On Friday, after confirming the children had been rescued, Colombian President Gustavo Petro said that for a while he had believed the children were rescued by one of the nomadic tribes that still roam the remote swath of the jungle where the plane fell and have little contact with authorities.
The crash happened in the early hours of May 1, when the Cessna single-engine propeller plane with six passengers and a pilot declared an emergency due to an engine failure.
The small aircraft fell off the radar a short time later and a frantic search for survivors began. Two weeks after the crash, on May 16, a search team found the plane in a thick patch of the rainforest and recovered the bodies of the three adults on board, but the small children were nowhere to be found.

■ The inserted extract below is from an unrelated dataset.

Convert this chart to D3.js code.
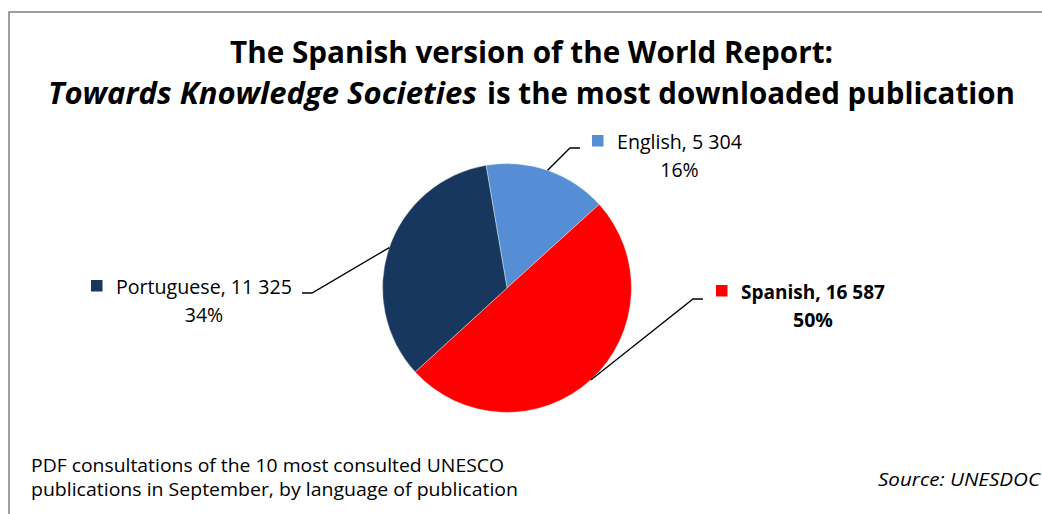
<!DOCTYPE html>
<html>
<head>
<meta charset="utf-8">
<script src="https://cdn.jsdelivr.net/npm/d3@7"></script>
<style>
  html, body { margin: 0; padding: 0; background: #fff; }
  svg { display: block; font-family: "Open Sans", "DejaVu Sans", sans-serif; }
</style>
</head>
<body>
<svg id="chart" width="1042" height="514"></svg>
<script>
// chart data
const languages = ["English", "Spanish", "Portuguese"];
const downloads = [5304, 16587, 11325];
const sliceColors = ["#558ED5", "#FF0000", "#17375E"];
const boldLabel = [false, true, false];

const titleLine1 = "The Spanish version of the World Report:";
const titleItalic = "Towards Knowledge Societies";
const titleRest = "is the most downloaded publication";
const noteLines = [
    "PDF consultations of the 10 most consulted UNESCO",
    "publications in September, by language of publication"
];
const sourceText = "Source: UNESDOC";

// label layout: text start x, baseline y, text width, leader elbow and end
const labelLayout = {
    "English":    { x: 617, y: 149, w: 125, elbow: [570, 148], end: [580, 148] },
    "Spanish":    { x: 741, y: 299, w: 144, elbow: [693, 299], end: [703, 299] },
    "Portuguese": { x: 116, y: 294, w: 176, elbow: [312, 293], end: [302, 293] }
};

const svg = d3.select("#chart");
const fmt = d3.formatLocale({ decimal: ".", thousands: " ", grouping: [3] }).format(",");
const total = d3.sum(downloads);

const data = languages.map((name, i) => ({
    name: name,
    value: downloads[i],
    color: sliceColors[i],
    bold: boldLabel[i],
    pct: Math.round(downloads[i] / total * 100) + "%"
}));

// frame
svg.append("path")
    .attr("d", "M9,520 L9,12 L1050,12")
    .attr("fill", "none")
    .attr("stroke", "#808080")
    .attr("stroke-width", 1.5);

// title
svg.append("text")
    .attr("x", 230).attr("y", 63)
    .attr("font-size", 30).attr("font-weight", "bold")
    .attr("textLength", 603).attr("lengthAdjust", "spacingAndGlyphs")
    .text(titleLine1);
svg.append("text")
    .attr("x", 48).attr("y", 104)
    .attr("font-size", 30).attr("font-weight", "bold").attr("font-style", "italic")
    .attr("textLength", 429).attr("lengthAdjust", "spacingAndGlyphs")
    .text(titleItalic);
svg.append("text")
    .attr("x", 487).attr("y", 104)
    .attr("font-size", 30).attr("font-weight", "bold")
    .attr("textLength", 528).attr("lengthAdjust", "spacingAndGlyphs")
    .text(titleRest);

// pie
const cx = 507, cy = 288, radius = 124.5;
const pie = d3.pie()
    .sort(null)
    .value(d => d.value)
    .startAngle(-9.7 * Math.PI / 180)
    .endAngle(-9.7 * Math.PI / 180 + 2 * Math.PI);
const arc = d3.arc().innerRadius(0).outerRadius(radius);
const edgeArc = d3.arc().innerRadius(radius).outerRadius(radius);

const g = svg.append("g").attr("transform", `translate(${cx},${cy})`);
const arcs = pie(data);

g.selectAll("path.slice")
    .data(arcs)
    .enter()
    .append("path")
    .attr("class", "slice")
    .attr("d", arc)
    .attr("fill", d => d.data.color)
    .attr("stroke", "#fff")
    .attr("stroke-width", 0.4);

// leader lines
svg.selectAll("polyline.leader")
    .data(arcs)
    .enter()
    .append("polyline")
    .attr("class", "leader")
    .attr("points", d => {
        const c = edgeArc.centroid(d);
        const L = labelLayout[d.data.name];
        return [[cx + c[0], cy + c[1]], L.elbow, L.end].map(p => p.join(",")).join(" ");
    })
    .attr("fill", "none")
    .attr("stroke", "#000")
    .attr("stroke-width", 1.3);

// labels
const labels = svg.selectAll("g.label")
    .data(data)
    .enter()
    .append("g")
    .attr("class", "label");

labels.append("rect")
    .attr("x", d => labelLayout[d.name].x - 25)
    .attr("y", d => labelLayout[d.name].y - 14)
    .attr("width", 11.5)
    .attr("height", 11.5)
    .attr("fill", d => d.color);

labels.append("text")
    .attr("x", d => labelLayout[d.name].x)
    .attr("y", d => labelLayout[d.name].y)
    .attr("font-size", 19.5)
    .attr("font-weight", d => d.bold ? "bold" : "normal")
    .attr("fill", "#000")
    .attr("textLength", d => labelLayout[d.name].w)
    .attr("lengthAdjust", "spacingAndGlyphs")
    .text(d => `${d.name}, ${fmt(d.value)}`);

labels.append("text")
    .attr("x", d => labelLayout[d.name].x + labelLayout[d.name].w / 2)
    .attr("y", d => labelLayout[d.name].y + 28)
    .attr("text-anchor", "middle")
    .attr("font-size", 19.5)
    .attr("font-weight", d => d.bold ? "bold" : "normal")
    .attr("fill", "#000")
    .text(d => d.pct);

// note and source
const noteWidths = [473, 487];
svg.selectAll("text.note")
    .data(noteLines)
    .enter()
    .append("text")
    .attr("class", "note")
    .attr("x", 31)
    .attr("y", (d, i) => 472 + i * 24)
    .attr("font-size", 18.5)
    .attr("textLength", (d, i) => noteWidths[i])
    .attr("lengthAdjust", "spacingAndGlyphs")
    .text(d => d);

svg.append("text")
    .attr("x", 878).attr("y", 486)
    .attr("font-size", 19).attr("font-style", "italic")
    .attr("textLength", 162).attr("lengthAdjust", "spacingAndGlyphs")
    .text(sourceText);
</script>
</body>
</html>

Sensing that they could be alive, Colombia’s army stepped up the hunt for the children and flew 150 soldiers with dogs into the area to track the group of four siblings, ages 13, 9, 4, and 11 months. Dozens of volunteers from Indigenous tribes also helped search.
On Friday, the military tweeted pictures showing a group of soldiers and volunteers posing with the children, who were wrapped in thermal blankets. One of the soldiers held a bottle to the smallest child’s lips.

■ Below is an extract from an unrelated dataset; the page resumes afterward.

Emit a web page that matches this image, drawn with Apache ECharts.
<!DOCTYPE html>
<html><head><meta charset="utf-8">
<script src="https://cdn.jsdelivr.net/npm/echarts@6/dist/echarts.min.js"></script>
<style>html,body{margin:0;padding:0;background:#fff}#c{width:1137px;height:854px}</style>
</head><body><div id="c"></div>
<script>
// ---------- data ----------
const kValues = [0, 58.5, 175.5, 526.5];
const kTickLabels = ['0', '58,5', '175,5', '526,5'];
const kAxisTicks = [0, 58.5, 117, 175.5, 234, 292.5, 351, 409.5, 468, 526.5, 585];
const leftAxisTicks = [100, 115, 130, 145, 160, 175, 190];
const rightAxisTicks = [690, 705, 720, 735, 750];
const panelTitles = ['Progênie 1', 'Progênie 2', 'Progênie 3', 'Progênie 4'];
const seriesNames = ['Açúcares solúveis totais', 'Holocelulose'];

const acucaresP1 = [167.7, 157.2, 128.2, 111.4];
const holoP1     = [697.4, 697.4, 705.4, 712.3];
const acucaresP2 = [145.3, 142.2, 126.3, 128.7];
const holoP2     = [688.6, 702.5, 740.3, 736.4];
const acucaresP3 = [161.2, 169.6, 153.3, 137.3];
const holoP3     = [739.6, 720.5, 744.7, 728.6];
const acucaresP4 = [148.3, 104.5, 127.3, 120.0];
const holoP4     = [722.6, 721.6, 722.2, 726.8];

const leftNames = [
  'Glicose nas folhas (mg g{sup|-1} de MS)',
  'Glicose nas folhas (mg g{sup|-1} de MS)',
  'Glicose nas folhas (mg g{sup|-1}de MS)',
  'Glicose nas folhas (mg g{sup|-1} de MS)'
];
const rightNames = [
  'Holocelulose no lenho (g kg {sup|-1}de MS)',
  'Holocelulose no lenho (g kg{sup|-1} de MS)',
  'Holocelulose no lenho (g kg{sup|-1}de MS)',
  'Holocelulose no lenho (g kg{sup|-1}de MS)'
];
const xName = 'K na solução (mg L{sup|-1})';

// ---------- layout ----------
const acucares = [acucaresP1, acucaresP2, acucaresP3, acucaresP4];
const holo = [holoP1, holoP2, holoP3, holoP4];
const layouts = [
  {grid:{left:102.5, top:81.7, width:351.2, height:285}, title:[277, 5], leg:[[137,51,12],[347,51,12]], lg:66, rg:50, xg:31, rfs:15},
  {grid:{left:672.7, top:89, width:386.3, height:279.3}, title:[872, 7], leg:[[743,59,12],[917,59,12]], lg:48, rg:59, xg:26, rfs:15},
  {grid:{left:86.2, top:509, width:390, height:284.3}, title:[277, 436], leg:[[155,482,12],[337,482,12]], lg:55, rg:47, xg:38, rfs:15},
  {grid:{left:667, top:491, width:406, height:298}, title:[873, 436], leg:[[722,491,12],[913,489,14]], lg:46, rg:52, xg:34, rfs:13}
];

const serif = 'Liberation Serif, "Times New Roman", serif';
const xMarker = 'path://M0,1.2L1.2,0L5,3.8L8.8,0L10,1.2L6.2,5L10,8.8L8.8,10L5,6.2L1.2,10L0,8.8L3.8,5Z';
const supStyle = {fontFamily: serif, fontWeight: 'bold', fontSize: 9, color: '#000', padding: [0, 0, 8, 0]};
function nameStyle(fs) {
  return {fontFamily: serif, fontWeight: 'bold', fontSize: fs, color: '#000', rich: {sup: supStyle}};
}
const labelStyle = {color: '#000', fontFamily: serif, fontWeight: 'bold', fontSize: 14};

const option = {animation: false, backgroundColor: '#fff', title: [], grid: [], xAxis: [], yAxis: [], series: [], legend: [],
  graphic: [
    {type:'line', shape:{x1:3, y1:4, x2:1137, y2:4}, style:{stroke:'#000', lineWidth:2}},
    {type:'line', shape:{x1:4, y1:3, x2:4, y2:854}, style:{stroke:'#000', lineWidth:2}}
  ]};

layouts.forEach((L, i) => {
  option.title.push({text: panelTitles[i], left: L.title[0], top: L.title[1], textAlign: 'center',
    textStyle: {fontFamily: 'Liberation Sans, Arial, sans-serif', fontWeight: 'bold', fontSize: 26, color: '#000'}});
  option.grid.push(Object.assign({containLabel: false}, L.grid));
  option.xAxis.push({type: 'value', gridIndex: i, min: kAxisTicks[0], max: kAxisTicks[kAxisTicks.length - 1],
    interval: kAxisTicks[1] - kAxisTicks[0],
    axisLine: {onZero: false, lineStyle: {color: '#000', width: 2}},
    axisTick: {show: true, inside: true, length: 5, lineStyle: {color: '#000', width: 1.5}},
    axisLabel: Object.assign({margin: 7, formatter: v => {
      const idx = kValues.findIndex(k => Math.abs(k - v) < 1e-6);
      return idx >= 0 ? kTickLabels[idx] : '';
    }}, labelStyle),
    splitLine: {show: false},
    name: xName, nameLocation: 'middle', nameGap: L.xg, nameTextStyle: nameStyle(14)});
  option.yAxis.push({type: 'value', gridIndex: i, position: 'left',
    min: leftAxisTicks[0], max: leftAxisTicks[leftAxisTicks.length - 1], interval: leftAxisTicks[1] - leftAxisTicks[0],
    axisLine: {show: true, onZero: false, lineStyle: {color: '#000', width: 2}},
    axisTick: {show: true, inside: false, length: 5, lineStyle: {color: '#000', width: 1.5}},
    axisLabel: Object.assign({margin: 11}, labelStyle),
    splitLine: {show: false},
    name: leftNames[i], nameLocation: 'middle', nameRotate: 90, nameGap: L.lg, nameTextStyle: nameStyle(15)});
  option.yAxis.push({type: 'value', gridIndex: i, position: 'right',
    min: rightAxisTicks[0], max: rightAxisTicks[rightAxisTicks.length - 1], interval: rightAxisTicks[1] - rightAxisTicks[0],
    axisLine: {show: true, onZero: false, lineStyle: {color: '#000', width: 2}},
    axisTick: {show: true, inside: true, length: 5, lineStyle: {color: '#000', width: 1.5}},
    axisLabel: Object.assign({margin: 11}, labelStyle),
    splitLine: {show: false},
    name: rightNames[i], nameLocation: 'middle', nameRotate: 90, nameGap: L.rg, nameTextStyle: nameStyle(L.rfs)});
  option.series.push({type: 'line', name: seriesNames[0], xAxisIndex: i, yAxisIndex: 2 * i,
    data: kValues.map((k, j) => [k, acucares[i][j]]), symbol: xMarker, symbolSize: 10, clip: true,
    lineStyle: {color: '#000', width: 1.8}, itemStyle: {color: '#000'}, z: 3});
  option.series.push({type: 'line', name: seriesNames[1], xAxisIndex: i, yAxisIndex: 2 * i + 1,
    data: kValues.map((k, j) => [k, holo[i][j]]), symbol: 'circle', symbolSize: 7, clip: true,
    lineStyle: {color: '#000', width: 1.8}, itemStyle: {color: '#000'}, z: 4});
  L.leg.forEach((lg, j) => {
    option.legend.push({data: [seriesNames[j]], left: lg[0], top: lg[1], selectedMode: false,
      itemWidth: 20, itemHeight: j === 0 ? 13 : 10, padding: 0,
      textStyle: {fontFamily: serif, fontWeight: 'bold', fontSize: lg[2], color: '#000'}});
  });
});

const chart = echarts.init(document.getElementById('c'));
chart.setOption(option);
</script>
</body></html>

The air force later shared a video on Twitter showing soldiers using a line to load the children onto a helicopter that then flew off in the dark. The tweet said the aircraft was headed to the town of San Jose del Guaviare, but gave no further details.
“The union of our efforts made this possible” Colombia’s military command wrote on its Twitter account.
During the search, in an area where visibility is greatly limited by mist and thick foliage, soldiers on helicopters dropped boxes of food into the jungle, hoping that it would help sustain the children. Planes flying over the jungle fired flares to help search crews on the ground at night, and rescuers used megaphones that blasted a message recorded by the siblings’ grandmother, telling them to stay in one place.
Officials did not say how far the children were from the crash site when they were found. But the teams had been searching within a 4.5-kilometer (nearly 3-mile) radius from the site where the small plane nosedived into the forest floor.
As the search progressed, soldiers found small clues in the jungle that led them to believe the children were still living, including a pair of footprints, a baby bottle, diapers, and pieces of fruit that looked like they had been bitten by humans.